How Do You Get the Family Onboard with Frugal Living?
You’ve decided that enough is enough. It’s time to quit hemorrhaging money, get out of debt, and start saving. All that might be challenging enough if you were single, but what about when you have a family? How do you get everyone else to agree and teach your kids the value of a dollar?
Talk About Money
The first thing to do if you want to reduce your living costs as a family is make sure money is not on the list of taboo subjects in your family. If you’re a single mom, you can go straight to the talking to kids about it, but otherwise, the first few conversations you have need to be with your partner. Even if you come from similar backgrounds, you might have very different ideas about money.
It’s not uncommon for one person to look on it as something to be spent while the other saves almost compulsively. You don’t have to be in total agreement about all things financial to move forward, but you do need to compromise. If you’re struggling, you may want to talk all this through with a counselor. Once you and your partner are more or less on the same page, make money talk a regular thing in the family. It shouldn’t be stressful, simply matter of fact.
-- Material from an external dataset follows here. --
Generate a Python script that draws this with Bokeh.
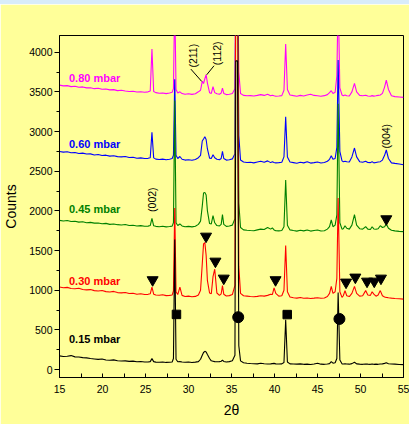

It can take a while to get everyone in some sort of agreement, and in the meantime, you need to work on a budget. This will almost certainly go through a few iterations as you drill down into your spending more and get a better idea of how to balance everyone’s needs, but there are a few things you can do to start with, such as getting strict with your grocery lists, banning impulse buys, and looking for sales. Take a look at your debt as well. With the exception of your mortgage, you should be looking at ways to pay it all off. You might want to take out a personal loan to pay some or all of it if the loan offers lower interest and better repayment terms, and this also means that you only have one debt payment to worry about each month.
Participation and Rewards
If you want to make your children into enthusiastic participants, give them some ownership. Let them decide between snacks at the grocery store instead of banning all snacks. Demonstrate how certain options cost more than others and how more frugal choices can actually be better. What kind of a family night can you create at home for the cost of movie tickets for four?
Giving kids an allowance and letting them save up for certain things that they want can provide them with a sense of accomplishment. You may also be able to help them open bank accounts and watch the money in it grow. With a small savings account or something similar, they can also see how interest works. Look for non-monetary ways to celebrate smart moves that save money. This has the dual effect of rewarding them and also showing that there are ways to treat yourself that don’t have to involve spending.